Any attempt to “shake up” or evolve open source licensing needs to:
- a) Demonstrate a firm understanding of the foundations of FOSS so all those involved in the movement, but especially leaders, are clear about how we got where we are today, why, and what’s been tried before.
- b) Grounded in praxis. If you’re writing manifestos largely on your own, before you’ve done much actual community-building work, you’re doing it wrong.
- c) Collaborative. Multiple groups coalescing to address any given problem is fine (and necessary). It’s important that we make a concerted, good faith effort to consult and recognize the folks doing similar work as us.
I’m opposed to efforts that violate these tenets and I think Coraline’s Hippocratic License and its companion Ethical Open Source Movement do. Coraline doesn’t seem to have a deep understanding of the history of FOSS. She confused the OSD with the GPL, for example, and then when corrected, tried to brush off the inaccuracy as immaterial.

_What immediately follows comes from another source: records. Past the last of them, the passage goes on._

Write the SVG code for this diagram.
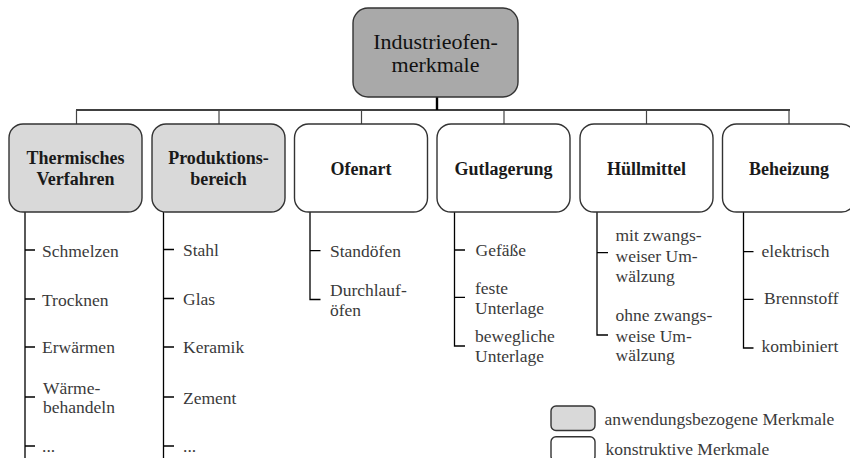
<svg xmlns="http://www.w3.org/2000/svg" width="850" height="458" viewBox="0 0 850 458" font-family="Liberation Serif, DejaVu Serif, Times New Roman, serif">
<style>
.box{stroke:#333;stroke-width:1.4;fill:#fff}
.app{fill:#d9d9d9}
.top{fill:#a9a9a9}
.ln{stroke:#000;stroke-width:1.3;fill:none}
.dr{stroke:#444;stroke-width:1.2;fill:none}
</style>
<rect width="850" height="458" fill="#fff"/>
<g id="connectors">
<line class="ln" x1="437" y1="97" x2="437" y2="110" style="stroke-width:2.4"/>
<line class="ln" x1="76" y1="110" x2="790" y2="110"/>
<line class="dr" x1="76.5" y1="110" x2="76.5" y2="124"/>
<line class="dr" x1="219" y1="110" x2="219" y2="124"/>
<line class="dr" x1="361.5" y1="110" x2="361.5" y2="124"/>
<line class="dr" x1="504" y1="110" x2="504" y2="124"/>
<line class="dr" x1="646.5" y1="110" x2="646.5" y2="124"/>
<line class="dr" x1="789" y1="110" x2="789" y2="124"/>
<path class="ln" d="M25 212V458M25 250H35M25 299H35M25 347H35M25 397H35M25 446H35"/>
<path class="ln" d="M163.5 212V458M163.5 249.5H174M163.5 298.5H174M163.5 347H174M163.5 397H174M163.5 446H174"/>
<path class="ln" d="M310 212V299.5H320.5M310 250.7H320.5"/>
<path class="ln" d="M454.5 212V346H465M454.5 250H465M454.5 297.3H465"/>
<path class="ln" d="M597 212V335H608M597 252.7H608"/>
<path class="ln" d="M743.5 212V348H753.5M743.5 251.7H753.5M743.5 299.3H753.5"/>
</g>
<g id="root" font-family="Liberation Serif, DejaVu Serif, serif" font-size="22" fill="#111" text-anchor="middle">
<rect class="box top" x="353" y="8" width="165" height="89" rx="15"/>
<text x="435.5" y="48.5">Industrieofen-</text>
<text x="435.5" y="72">merkmale</text>
</g>
<g id="thermisch" font-family="Liberation Serif, DejaVu Serif, serif" font-size="17.5" fill="#3a3a3a">
<rect class="box app" x="9" y="124" width="133" height="88" rx="14"/>
<text x="75.5" y="164" font-weight="bold" font-size="18" fill="#1a1a1a" text-anchor="middle">Thermisches</text>
<text x="75.5" y="185" font-weight="bold" font-size="18" fill="#1a1a1a" text-anchor="middle">Verfahren</text>
<text x="42" y="256.5">Schmelzen</text>
<text x="42" y="305.5">Trocknen</text>
<text x="42" y="353">Erwärmen</text>
<text x="43" y="394">Wärme-</text>
<text x="43" y="412.5">behandeln</text>
<text x="42" y="452">...</text>
</g>
<g id="produktion" font-family="Liberation Serif, DejaVu Serif, serif" font-size="17.5" fill="#3a3a3a">
<rect class="box app" x="152" y="124" width="133" height="88" rx="14"/>
<text x="218.5" y="164" font-weight="bold" font-size="18" fill="#1a1a1a" text-anchor="middle">Produktions-</text>
<text x="218.5" y="185" font-weight="bold" font-size="18" fill="#1a1a1a" text-anchor="middle">bereich</text>
<text x="183" y="256">Stahl</text>
<text x="183" y="305">Glas</text>
<text x="183" y="353">Keramik</text>
<text x="183" y="403.5">Zement</text>
<text x="183" y="452">...</text>
</g>
<g id="ofenart" font-family="Liberation Serif, DejaVu Serif, serif" font-size="17.5" fill="#3a3a3a">
<rect class="box" x="294.5" y="124" width="133" height="88" rx="14"/>
<text x="361" y="175" font-weight="bold" font-size="18" fill="#1a1a1a" text-anchor="middle">Ofenart</text>
<text x="330" y="256.5">Standöfen</text>
<text x="330" y="296">Durchlauf-</text>
<text x="330" y="316">öfen</text>
</g>
<g id="gutlagerung" font-family="Liberation Serif, DejaVu Serif, serif" font-size="17.5" fill="#3a3a3a">
<rect class="box" x="437" y="124" width="133" height="88" rx="14"/>
<text x="503.5" y="175" font-weight="bold" font-size="18" fill="#1a1a1a" text-anchor="middle">Gutlagerung</text>
<text x="475.5" y="255.5">Gefäße</text>
<text x="475" y="294">feste</text>
<text x="475" y="314">Unterlage</text>
<text x="475" y="341.5">bewegliche</text>
<text x="475" y="361.5">Unterlage</text>
</g>
<g id="huellmittel" font-family="Liberation Serif, DejaVu Serif, serif" font-size="17.5" fill="#3a3a3a">
<rect class="box" x="580" y="124" width="133" height="88" rx="14"/>
<text x="646.5" y="175" font-weight="bold" font-size="18" fill="#1a1a1a" text-anchor="middle">Hüllmittel</text>
<text x="615.5" y="241">mit zwangs-</text>
<text x="615.5" y="261.5">weiser Um-</text>
<text x="615.5" y="281.5">wälzung</text>
<text x="615.5" y="321">ohne zwangs-</text>
<text x="615.5" y="341.5">weise Um-</text>
<text x="615.5" y="361">wälzung</text>
</g>
<g id="beheizung" font-family="Liberation Serif, DejaVu Serif, serif" font-size="17.5" fill="#3a3a3a">
<rect class="box" x="722.5" y="124" width="133" height="88" rx="14"/>
<text x="789" y="175" font-weight="bold" font-size="18" fill="#1a1a1a" text-anchor="middle">Beheizung</text>
<text x="761.5" y="256.5">elektrisch</text>
<text x="764" y="304">Brennstoff</text>
<text x="761.5" y="352">kombiniert</text>
</g>
<g id="legend" font-family="Liberation Serif, DejaVu Serif, serif" font-size="17.5" fill="#3a3a3a">
<rect class="box app" x="551" y="406" width="44" height="24.5" rx="5"/>
<text x="604.5" y="425">anwendungsbezogene Merkmale</text>
<rect class="box" x="551" y="436.7" width="44" height="24.5" rx="5"/>
<text x="605.5" y="455">konstruktive Merkmale</text>
</g>
</svg>
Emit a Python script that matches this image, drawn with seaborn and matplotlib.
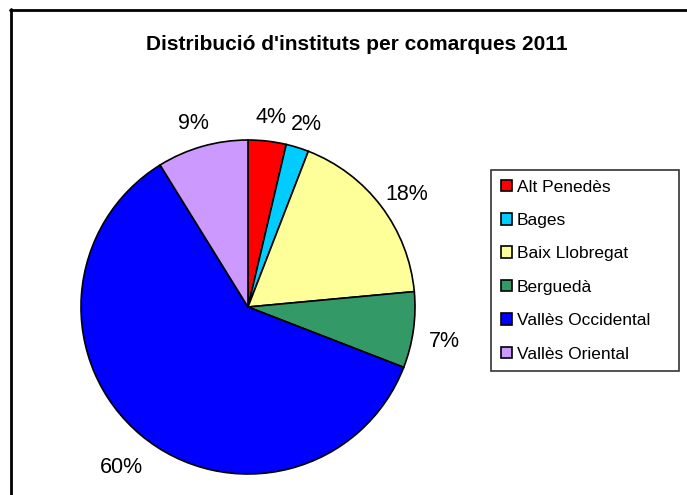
import matplotlib
matplotlib.use("Agg")
import matplotlib.pyplot as plt
import seaborn as sns
from matplotlib.lines import Line2D

# data: number of institutes per comarca (2011)
comarques = ["Alt Penedès", "Bages", "Baix Llobregat", "Berguedà",
             "Vallès Occidental", "Vallès Oriental"]
instituts = [5, 3, 24, 10, 82, 12]
colors = ["#FF0000", "#00CCFF", "#FFFF99", "#339966", "#0000FF", "#CC99FF"]

sns.set_theme(style="white")
plt.rcParams["font.family"] = ["Liberation Sans", "DejaVu Sans"]
plt.rcParams["text.color"] = "black"

W, H = 687, 495
fig = plt.figure(figsize=(W / 100, H / 100), dpi=100)

# pie area: centre (248, 307) px, radius 167 px
cx, cy, r = 248, 307, 167
ax = fig.add_axes([(cx - r) / W, (H - cy - r) / H, 2 * r / W, 2 * r / H])

wedges, texts, autotexts = ax.pie(
    instituts, colors=colors, startangle=90, counterclock=False,
    autopct=lambda p: f"{p:.0f}%", pctdistance=1.19,
    wedgeprops=dict(edgecolor="black", linewidth=1.2),
    textprops=dict(fontsize=15.5, color="black"),
)
# Excel puts the labels a little lower than matplotlib does
for t in autotexts:
    x, y = t.get_position()
    t.set_position((x, y - 0.045))
    t.set_clip_on(False)
ax.set_aspect("equal")
ax.set_xlim(-1, 1)
ax.set_ylim(-1, 1)

fig.text(357 / W, 1 - 45 / H, "Distribució d'instituts per comarques 2011",
         ha="center", va="center", fontsize=15, fontweight="bold",
         color="black")

# legend box: 491..679 px wide, 170..371 px tall
leg = fig.legend(
    wedges, comarques, loc="upper left",
    bbox_to_anchor=(491 / W, 1 - 371 / H, 188 / W, 201 / H), mode="expand",
    fontsize=12.5, frameon=True, fancybox=False, edgecolor="black",
    handlelength=0.65, handleheight=0.65, handletextpad=0.3,
    labelspacing=1.06, borderpad=0.55, borderaxespad=0,
)
leg.get_frame().set_linewidth(1.2)
for t in leg.get_texts():
    t.set_color("black")

# outer chart border (top and left visible)
fig.add_artist(Line2D([10 / W, 1], [1 - 9.5 / H, 1 - 9.5 / H],
                      transform=fig.transFigure, color="black", lw=2))
fig.add_artist(Line2D([10.5 / W, 10.5 / W], [0, 1 - 9 / H],
                      transform=fig.transFigure, color="black", lw=2))

fig.savefig("out.png", dpi=100)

Near as I can tell, the Hippocratic License isn’t grounded in practice. Coraline hasn’t even applied the license to her own projects, aside from the license text itself. Coraline asserts that these are community efforts and anyone is welcome to contribute, but I see little evidence that she incorporates a wide range of input from other SMEs, nor do I see her recognizing much prior and/or simultaneous work in this area. If you look through the repos on her GitHub, you’ll see a lot of open, unanswered issues.
I have no problem with folks experimenting in public. That’s not what’s going on here. Coraline has a good deal of influence. In this case she is using her influence to demand the change she alone thinks is needed, without the the requisite knowledge gathering or community-building. Heroic, singular efforts may be effective at generating publicity, but I do not think they are wise nor should they be rewarded or regarded as exemplary. It is always my concern that such efforts are not just neutral, but have potential for harm because they take away resources and attention from other, more sound efforts that could be more effective and more beneficial for the community at large.